*DIRECTION:*
Copy each line where the word "picture" occurs.

*STORED DATA:*

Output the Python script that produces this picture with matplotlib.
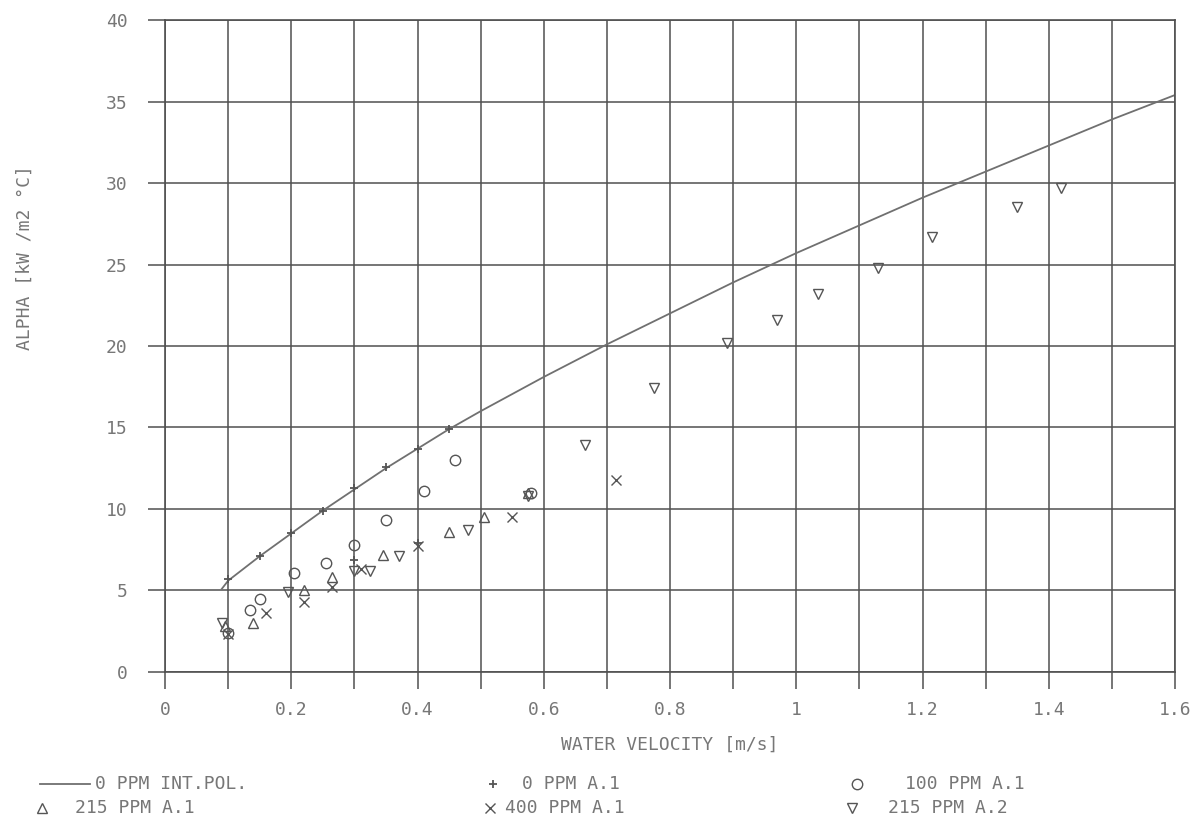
import numpy as np
import matplotlib.pyplot as plt
from matplotlib.lines import Line2D
from matplotlib.ticker import MultipleLocator

# 0 PPM interpolated curve
x_fit = [0.09, 0.1, 0.15, 0.2, 0.25, 0.3, 0.35, 0.4, 0.45, 0.5, 0.6, 0.7,
         0.8, 0.9, 1.0, 1.1, 1.2, 1.3, 1.4, 1.5, 1.6]
y_fit = [5.1, 5.6, 7.1, 8.5, 9.9, 11.2, 12.5, 13.7, 14.9, 16.0, 18.1, 20.1,
         22.0, 23.9, 25.7, 27.4, 29.1, 30.7, 32.3, 33.9, 35.4]

# 0 PPM A.1
x_0a1 = [0.1, 0.15, 0.2, 0.25, 0.3, 0.35, 0.4, 0.45, 0.3, 0.4]
y_0a1 = [5.7, 7.1, 8.5, 9.9, 11.3, 12.6, 13.7, 14.9, 6.9, 7.9]

# 100 PPM A.1
x_100a1 = [0.1, 0.135, 0.15, 0.205, 0.255, 0.3, 0.35, 0.41, 0.46, 0.58]
y_100a1 = [2.4, 3.8, 4.5, 6.1, 6.7, 7.8, 9.3, 11.1, 13.0, 11.0]

# 215 PPM A.1
x_215a1 = [0.095, 0.14, 0.22, 0.265, 0.345, 0.45, 0.505, 0.575]
y_215a1 = [2.8, 3.0, 5.0, 5.8, 7.2, 8.6, 9.5, 11.0]

# 400 PPM A.1
x_400a1 = [0.1, 0.16, 0.22, 0.265, 0.31, 0.4, 0.55, 0.715]
y_400a1 = [2.3, 3.6, 4.3, 5.2, 6.3, 7.7, 9.5, 11.8]

# 215 PPM A.2
x_215a2 = [0.09, 0.195, 0.3, 0.325, 0.37, 0.48, 0.575, 0.665, 0.775, 0.89,
           0.97, 1.035, 1.13, 1.215, 1.35, 1.42]
y_215a2 = [3.0, 4.9, 6.2, 6.2, 7.1, 8.7, 10.8, 13.9, 17.4, 20.2,
           21.6, 23.2, 24.8, 26.7, 28.5, 29.7]

txt = '#777777'
mk = '#555555'
grid_c = '#505050'
W, H = 1200, 824
plt.rcParams['font.family'] = 'DejaVu Sans Mono'
fs = 13

fig = plt.figure(figsize=(12, 8.24), dpi=100)
ax = fig.add_axes([0.1375, 0.1845, 0.8417, 0.7912])

h1, = ax.plot(x_fit, y_fit, color='#707070', lw=1.3, label='0 PPM INT.POL.')
h2, = ax.plot(x_0a1, y_0a1, ls='none', marker='+', ms=6, mew=1.3, color=mk,
              label='0 PPM A.1')
h3, = ax.plot(x_100a1, y_100a1, ls='none', marker='o', ms=7.5, mfc='none',
              mew=1.0, color=mk, label='100 PPM A.1')
h4, = ax.plot(x_215a1, y_215a1, ls='none', marker='^', ms=7.5, mfc='none',
              mew=1.0, color=mk, label='215 PPM A.1')
h5, = ax.plot(x_400a1, y_400a1, ls='none', marker='x', ms=6.5, mew=1.0,
              color=mk, label='400 PPM A.1')
h6, = ax.plot(x_215a2, y_215a2, ls='none', marker='v', ms=7.5, mfc='none',
              mew=1.0, color=mk, label='215 PPM A.2')

ax.set_xlim(0, 1.6)
ax.set_ylim(0, 40)
ax.xaxis.set_minor_locator(MultipleLocator(0.1))
ax.yaxis.set_major_locator(MultipleLocator(5))
ax.set_xticks(np.arange(0, 1.61, 0.2))
ax.set_xticklabels(['0', '0.2', '0.4', '0.6', '0.8', '1', '1.2', '1.4', '1.6'])
ax.grid(True, which='both', color=grid_c, lw=1.1)
ax.set_axisbelow(True)
ax.tick_params(which='both', direction='out', length=12, width=1.1,
               color=grid_c, labelcolor=txt, labelsize=fs)
ax.tick_params(axis='x', pad=9)
ax.tick_params(axis='y', pad=15)
for s in ax.spines.values():
    s.set_color(grid_c)
    s.set_linewidth(1.2)

ax.set_xlabel('WATER VELOCITY [m/s]', color=txt, fontsize=fs, labelpad=12)
ax.set_ylabel('ALPHA [kW /m2 °C]', color=txt, fontsize=fs)
ax.yaxis.set_label_coords(-0.13, 0.635)

# legend at the bottom, drawn by hand: (handle, key x, text x, row y) in pixels
entries = [(h1, None, 95, 784),
           (h2, 493, 522, 784),
           (h3, 857, 905, 784),
           (h4, 42, 75, 808),
           (h5, 490, 505, 808),
           (h6, 852, 888, 808)]
for h, kx, tx, ry in entries:
    yf = 1 - ry / H
    if kx is None:
        fig.add_artist(Line2D([40 / W, 90 / W], [yf, yf], color=h.get_color(),
                              lw=h.get_linewidth(), transform=fig.transFigure))
    else:
        fig.add_artist(Line2D([kx / W], [yf], ls='none', marker=h.get_marker(),
                              ms=h.get_markersize(), mfc=h.get_markerfacecolor(),
                              mec=h.get_markeredgecolor(), mew=h.get_markeredgewidth(),
                              transform=fig.transFigure))
    fig.text(tx / W, yf, h.get_label(), color=txt, fontsize=fs,
             ha='left', va='center')

fig.savefig('out.png', dpi=100)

*SOLUTION FOR THIS TASK:*
Output the Python script that produces this picture with matplotlib.

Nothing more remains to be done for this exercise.